A trillion here, a trillion there, soon you’ll be talking big money.


Courtesy Greenbaby

President Barack Obama unveiled a multi-trillion-dollar spending plan Thursday that would boost taxes on the wealthy, curtail Medicare, lay the groundwork for universal health care and leave a string of deficits dwarfing any in the nation’s history.

In addition to sending Congress his $3.55 trillion budget plan for 2010, Obama proposed more immediate changes that would push spending to $3.94 trillion in the current year.

That would result in a record deficit Obama projects will hit $1.75 trillion, reflecting the massive spending being undertaken to battle a severe recession and the worst financial crisis in seven decades.

But Republicans contended Obama was avoiding hard choices in favor of exploding the deficit and raising taxes.

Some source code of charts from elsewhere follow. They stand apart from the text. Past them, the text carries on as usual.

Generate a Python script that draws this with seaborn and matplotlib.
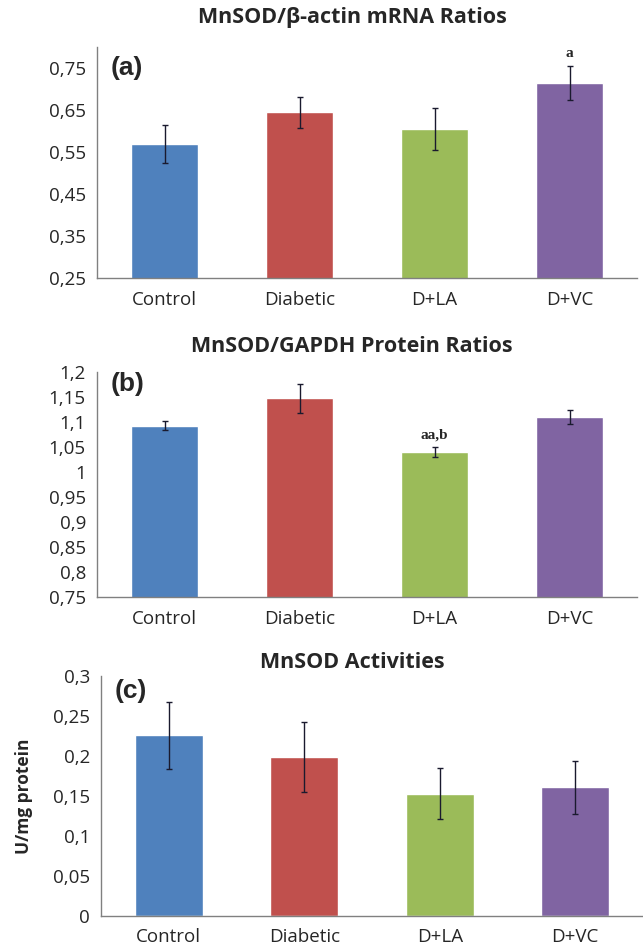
import matplotlib
matplotlib.use('Agg')
import matplotlib.pyplot as plt
import seaborn as sns
from matplotlib.ticker import FuncFormatter

groups = ['Control', 'Diabetic', 'D+LA', 'D+VC']
colors = ['#4F81BD', '#C0504D', '#9BBB59', '#8064A2']

mrna_mean = [0.570, 0.645, 0.605, 0.715]
mrna_err = [0.045, 0.037, 0.050, 0.040]

protein_mean = [1.093, 1.148, 1.040, 1.110]
protein_err = [0.009, 0.029, 0.010, 0.015]

activity_mean = [0.226, 0.199, 0.153, 0.161]
activity_err = [0.042, 0.044, 0.032, 0.033]

mrna_ticks = [0.25, 0.35, 0.45, 0.55, 0.65, 0.75]
protein_ticks = [0.75, 0.8, 0.85, 0.9, 0.95, 1.0, 1.05, 1.1, 1.15, 1.2]
activity_ticks = [0, 0.05, 0.1, 0.15, 0.2, 0.25, 0.3]

sns.set_style('white')
plt.rcParams['font.family'] = ['Open Sans', 'DejaVu Sans']

W, H = 643, 948
fig = plt.figure(figsize=(W / 100, H / 100), dpi=100)


def comma(v, pos):
    return f'{v:g}'.replace('.', ',')


def panel(box, means, errs, ticks, ylim, title, title_y, label, label_y, notes):
    left, top, right, bottom = box
    ax = fig.add_axes([left / W, 1 - bottom / H, (right - left) / W, (bottom - top) / H])
    sns.barplot(x=groups, y=means, hue=groups, palette=colors, width=0.5,
                legend=False, ax=ax, saturation=1)
    ax.errorbar(x=range(len(groups)), y=means, yerr=errs, fmt='none',
                ecolor='#1a1a2e', elinewidth=1, capsize=2.5, capthick=1)
    ax.set_xlim(-0.5, 3.5)
    ax.set_ylim(*ylim)
    ax.set_yticks(ticks)
    ax.yaxis.set_major_formatter(FuncFormatter(comma))
    ax.tick_params(axis='y', length=4, width=0.8, color='#808080', labelsize=13.5, pad=4)
    ax.tick_params(axis='x', length=0, labelsize=13.5, pad=9)
    for s in ['top', 'right']:
        ax.spines[s].set_visible(False)
    for s in ['left', 'bottom']:
        ax.spines[s].set_color('#808080')
        ax.spines[s].set_linewidth(1)
    ax.set_ylabel('')
    ax.set_xlabel('')
    fig.text(352 / W, 1 - title_y / H, title, ha='center', va='center',
             fontsize=15.5, fontweight='bold')
    fig.text((left + 14) / W, 1 - label_y / H, label, ha='left', va='center',
             fontsize=19, fontweight='bold', family=['Liberation Sans', 'DejaVu Sans'])
    for i, txt in notes:
        ax.annotate(txt, (i, means[i] + errs[i]), xytext=(0, 4), textcoords='offset points',
                    ha='center', va='bottom', fontsize=11, fontweight='bold',
                    family=['Liberation Serif', 'DejaVu Serif'])
    return ax


panel((97, 47, 637, 278), mrna_mean, mrna_err, mrna_ticks, (0.25, 0.80),
      'MnSOD/\u03b2-actin mRNA Ratios', 18, '(a)', 68, [(3, 'a')])
panel((97, 372, 637, 597), protein_mean, protein_err, protein_ticks, (0.75, 1.2),
      'MnSOD/GAPDH Protein Ratios', 347, '(b)', 384, [(2, 'aa,b')])
ax_c = panel((101, 676, 643, 916), activity_mean, activity_err, activity_ticks, (0, 0.3),
             'MnSOD Activities', 663, '(c)', 691, [])
ax_c.set_ylabel('U/mg protein', fontsize=12.5, fontweight='bold')
ax_c.yaxis.set_label_coords(-68 / 542, 0.5)

fig.savefig('out.png', dpi=100)
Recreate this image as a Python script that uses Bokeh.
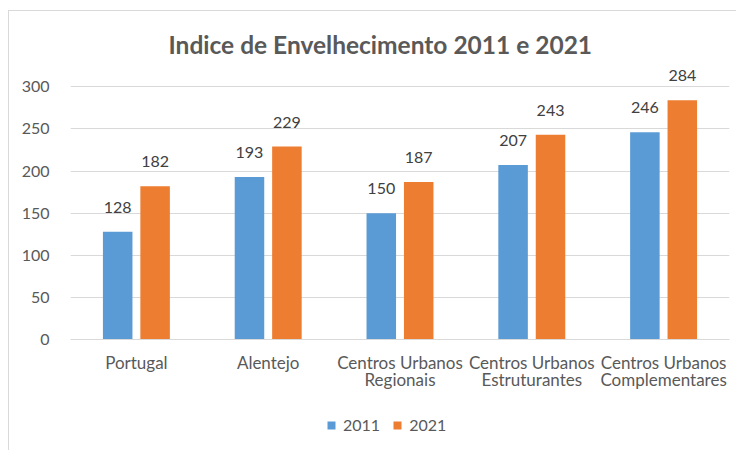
from bokeh.plotting import figure
from bokeh.layouts import column
from bokeh.models import ColumnDataSource, Legend, LegendItem, Range1d, FixedTicker, Title
from bokeh.core.properties import value
from bokeh.embed import file_html
from bokeh.resources import INLINE

categories = ["Portugal", "Alentejo", "Centros Urbanos\nRegionais",
              "Centros Urbanos\nEstruturantes", "Centros Urbanos\nComplementares"]
values_2011 = [128, 193, 150, 207, 246]
values_2021 = [182, 229, 187, 243, 284]
series_names = ["2011", "2021"]
y_ticks = [0, 50, 100, 150, 200, 250, 300]

FONT = "Lato"
GRAY = "#595959"
BLUE = "#5B9BD5"
ORANGE = "#ED7D31"
BORDER = "1px solid #d9d9d9"

idx = list(range(len(categories)))
src = ColumnDataSource(dict(
    x1=[i - 0.142 for i in idx], x2=[i + 0.142 for i in idx],
    v1=values_2011, v2=values_2021,
    t1=[str(v) for v in values_2011], t2=[str(v) for v in values_2021],
))

p = figure(width=728, height=400, output_backend="svg", toolbar_location=None,
           x_range=Range1d(-0.5, len(categories) - 0.5), y_range=Range1d(0, 330),
           min_border_left=61, min_border_right=8, min_border_top=50, min_border_bottom=72)
p.margin = (10, 0, 0, 8)
p.styles = {"border-left": BORDER, "border-top": BORDER}
p.outline_line_color = None
p.background_fill_color = "white"
p.border_fill_color = "white"

r1 = p.vbar(x="x1", top="v1", width=0.224, source=src, fill_color=BLUE, line_color=None)
r2 = p.vbar(x="x2", top="v2", width=0.224, source=src, fill_color=ORANGE, line_color=None)

p.text(x="x1", y="v1", text="t1", source=src, text_align="center", text_baseline="bottom",
       y_offset=-19, text_font_size="16px", text_color="#404040", text_font=value(FONT))
p.text(x="x2", y="v2", text="t2", source=src, text_align="center", text_baseline="bottom",
       y_offset=-19, text_font_size="16px", text_color="#404040", text_font=value(FONT))

p.title = Title(text="Indice de Envelhecimento 2011 e 2021", align="left",
                text_font=FONT, text_font_size="24.5px", text_color=GRAY,
                text_font_style="bold", offset=98, standoff=6)

p.yaxis.ticker = FixedTicker(ticks=y_ticks)
p.yaxis.axis_line_color = None
p.yaxis.major_tick_line_color = None
p.yaxis.minor_tick_line_color = None
p.yaxis.major_label_text_font = FONT
p.yaxis.major_label_text_font_size = "16px"
p.yaxis.major_label_text_color = GRAY
p.yaxis.major_label_standoff = 15

p.xaxis.ticker = FixedTicker(ticks=idx)
p.xaxis.major_label_overrides = {i: c for i, c in zip(idx, categories)}
p.xaxis.axis_line_color = "#d9d9d9"
p.xaxis.major_tick_line_color = None
p.xaxis.minor_tick_line_color = None
p.xaxis.major_label_text_font = FONT
p.xaxis.major_label_text_font_size = "17px"
p.xaxis.major_label_text_color = GRAY
p.xaxis.major_label_text_line_height = 0.85
p.xaxis.major_label_standoff = 6

p.xgrid.grid_line_color = None
p.ygrid.grid_line_color = "#d9d9d9"

# legend strip below the chart (same white card); hidden renderers only feed the legend swatches
p2 = figure(width=728, height=40, output_backend="svg", toolbar_location=None,
            x_range=Range1d(0, 1), y_range=Range1d(0, 1),
            x_axis_location=None, y_axis_location=None, min_border=0)
p2.margin = (0, 0, 0, 8)
p2.styles = {"border-left": BORDER}
p2.outline_line_color = None
p2.grid.visible = False
p2.background_fill_color = "white"
p2.border_fill_color = "white"
k1 = p2.vbar(x="x1", top="v1", width=0.224, source=src, fill_color=BLUE, line_color=None)
k2 = p2.vbar(x="x2", top="v2", width=0.224, source=src, fill_color=ORANGE, line_color=None)
k1.visible = False
k2.visible = False

legend = Legend(items=[LegendItem(label=series_names[0], renderers=[k1]),
                       LegendItem(label=series_names[1], renderers=[k2])],
                orientation="horizontal", location=(256, 16), click_policy="none",
                label_text_font=FONT, label_text_font_size="16px", label_text_color=GRAY,
                glyph_width=10, glyph_height=10, spacing=12, label_standoff=7,
                inactive_fill_alpha=0,
                background_fill_alpha=0, border_line_color=None, padding=0, margin=0)
p2.add_layout(legend, "center")

layout = column(p, p2, spacing=0)

html = file_html(layout, INLINE)
html = html.replace("<body>", '<body style="background:#f2f2f2; overflow:hidden">', 1)
open("out.html", "w").write(html)
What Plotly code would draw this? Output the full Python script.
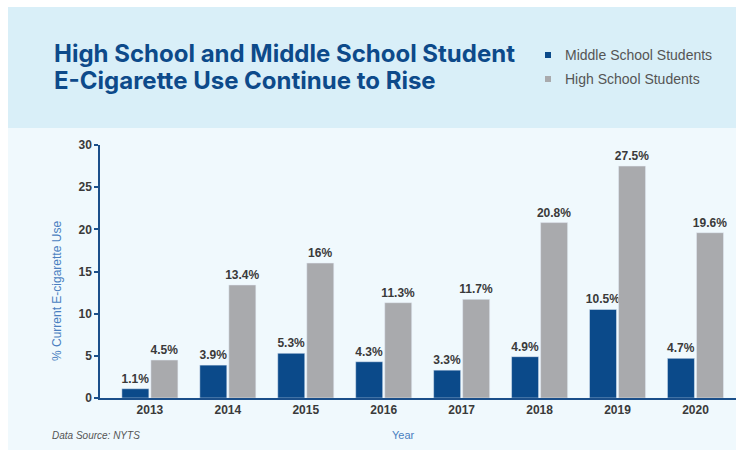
import plotly.graph_objects as go

years = ["2013", "2014", "2015", "2016", "2017", "2018", "2019", "2020"]
middle_school = [1.1, 3.9, 5.3, 4.3, 3.3, 4.9, 10.5, 4.7]
high_school = [4.5, 13.4, 16, 11.3, 11.7, 20.8, 27.5, 19.6]
middle_labels = ["1.1%", "3.9%", "5.3%", "4.3%", "3.3%", "4.9%", "10.5%", "4.7%"]
high_labels = ["4.5%", "13.4%", "16%", "11.3%", "11.7%", "20.8%", "27.5%", "19.6%"]
series_names = ["Middle School Students", "High School Students"]
title_lines = ["High School and Middle School Student", "E-Cigarette Use Continue to Rise"]
y_ticks = [0, 5, 10, 15, 20, 25, 30]

# figure fills the page (body margin removed)
W, H = 736, 453
PL, PR, PT, PB = 100, 736, 145, 398   # plot area in pixels
L, T, R, B = PL, PT, W - PR, H - PB
PW, PH = W - L - R, H - T - B

def px(x):
    return (x - L) / PW

def py(y):
    return (H - B - y) / PH

BLUE = "#0b4a8a"
GRAY = "#a9aaad"
LABEL = "#3a3a3a"
AXIS = "#1b4f8a"

fig = go.Figure()
for vals, labels, color, name in [(middle_school, middle_labels, BLUE, series_names[0]),
                                  (high_school, high_labels, GRAY, series_names[1])]:
    fig.add_trace(go.Bar(x=years, y=vals, marker_color=color, text=labels, name=name,
                         textposition="outside", cliponaxis=False, showlegend=False,
                         constraintext="none", textangle=0,
                         textfont=dict(family="Arial", size=12, color=LABEL, weight="bold")))

shapes = [
    dict(type="rect", xref="paper", yref="paper", x0=px(8), x1=px(736), y0=py(7), y1=py(128),
         fillcolor="#d9eff8", line_width=0, layer="below"),
    dict(type="rect", xref="paper", yref="paper", x0=px(8), x1=px(736), y0=py(128), y1=py(450),
         fillcolor="#f0f9fd", line_width=0, layer="below"),
]

title_html = "<br>".join("<span style='font-size:24px'>%s</span>" % t for t in title_lines)
annotations = [
    dict(x=px(52), y=py(67), xref="paper", yref="paper", xanchor="left", yanchor="middle",
         showarrow=False, align="left", text="<b>" + title_html + "</b>",
         font=dict(family="Inter", size=21, color="#0d4a8a")),
    dict(x=px(57), y=py(291), xref="paper", yref="paper", textangle=-90, showarrow=False,
         xanchor="center", yanchor="middle",
         text="% Current E-cigarette Use", font=dict(family="Arial", size=12, color="#4a7fc0")),
    dict(x=px(403), y=py(435), xref="paper", yref="paper", showarrow=False,
         xanchor="center", yanchor="middle",
         text="Year", font=dict(family="Arial", size=11, color="#4a7fc0")),
    dict(x=px(50), y=py(435), xref="paper", yref="paper", xanchor="left", yanchor="middle",
         showarrow=False,
         text="<i>Data Source: NYTS</i>", font=dict(family="Arial", size=10, color="#555555")),
]

# legend built from shapes + annotations
for i, (name, color) in enumerate(zip(series_names, [BLUE, GRAY])):
    yc = 55 + i * 24
    shapes.append(dict(type="rect", xref="paper", yref="paper", x0=px(545), x1=px(551),
                       y0=py(yc + 3), y1=py(yc - 3), fillcolor=color, line_width=0))
    annotations.append(dict(x=px(563), y=py(yc), xref="paper", yref="paper", xanchor="left",
                            yanchor="middle", showarrow=False, text=name,
                            font=dict(family="Arial", size=14, color="#555555")))

fig.update_layout(
    width=W, height=H,
    margin=dict(l=L, r=R, t=T, b=B),
    paper_bgcolor="white", plot_bgcolor="rgba(0,0,0,0)",
    barmode="group", bargap=0.255, bargroupgap=0.07,
    shapes=shapes, annotations=annotations,
    showlegend=False,
    font=dict(family="Arial"),
)
fig.update_xaxes(type="category", range=[-0.64, 7.52], showline=True, linecolor=AXIS,
                 linewidth=1.5, showgrid=False, ticks="",
                 tickfont=dict(family="Arial", size=12, color=LABEL, weight="bold"))
fig.update_yaxes(range=[0, 30], tickvals=y_ticks, showline=True, linecolor=AXIS,
                 linewidth=1.5, showgrid=False, zeroline=False, ticks="outside", ticklen=4,
                 tickcolor=AXIS, tickwidth=1.5,
                 tickfont=dict(family="Arial", size=12, color=LABEL, weight="bold"))

fig.write_html("out.html",
               config={"displayModeBar": False},
               post_script="document.body.style.margin='0';"
                           "document.documentElement.style.overflow='hidden';"
                           "document.body.style.overflow='hidden';")
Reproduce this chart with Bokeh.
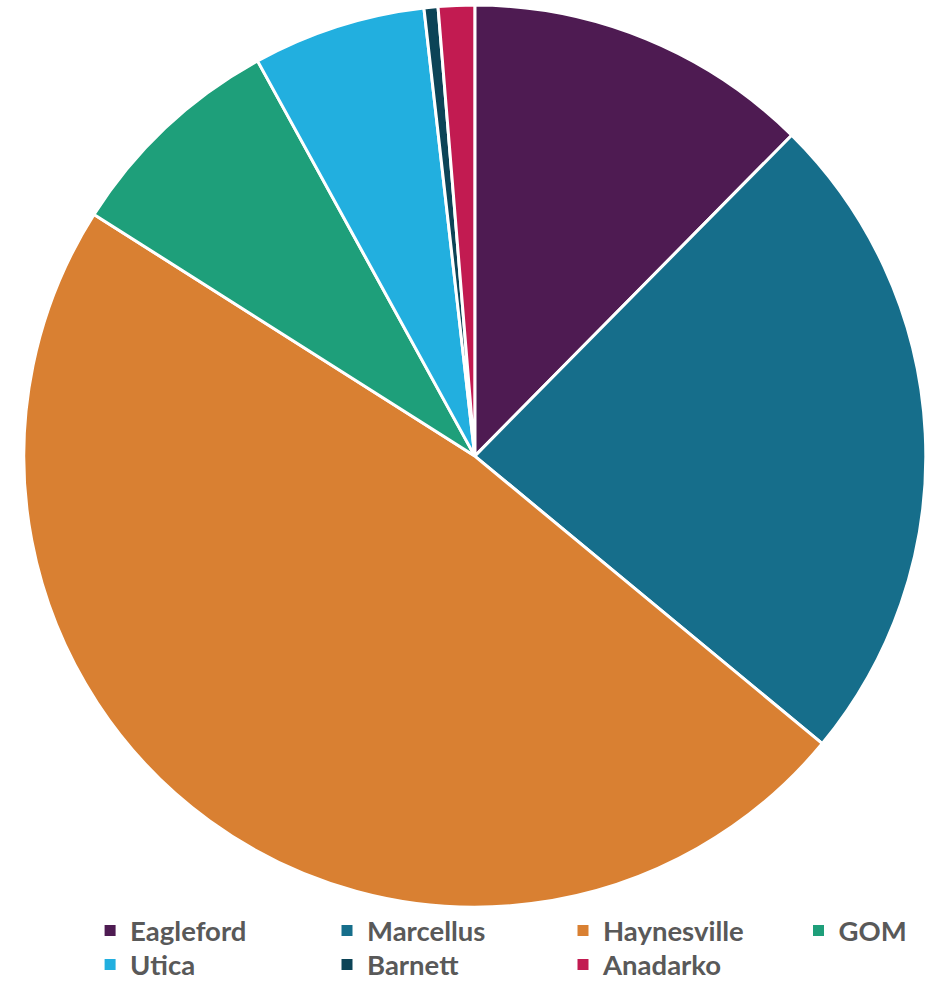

Christina Romer, head of the president’s Council of Economic Advisers, defended the administration forecast, telling reporters at a briefing that the private forecasters may not be taking into account all of the efforts the government is employing to jump-start the economy.

The Medicare plan is sure to incite battles with doctors, hospitals, health insurance companies and drug manufacturers.

The $1.75 trillion deficit projected for this year would represent 12.3 percent of the gross domestic product, double the previous post-war record of 6 percent in 1983, when Ronald Reagan was president, and the highest level since the deficit totaled 21.5 percent of GDP in 1945, at the end of World War II.

In for a penny, in for a pound. Where’s my bailout?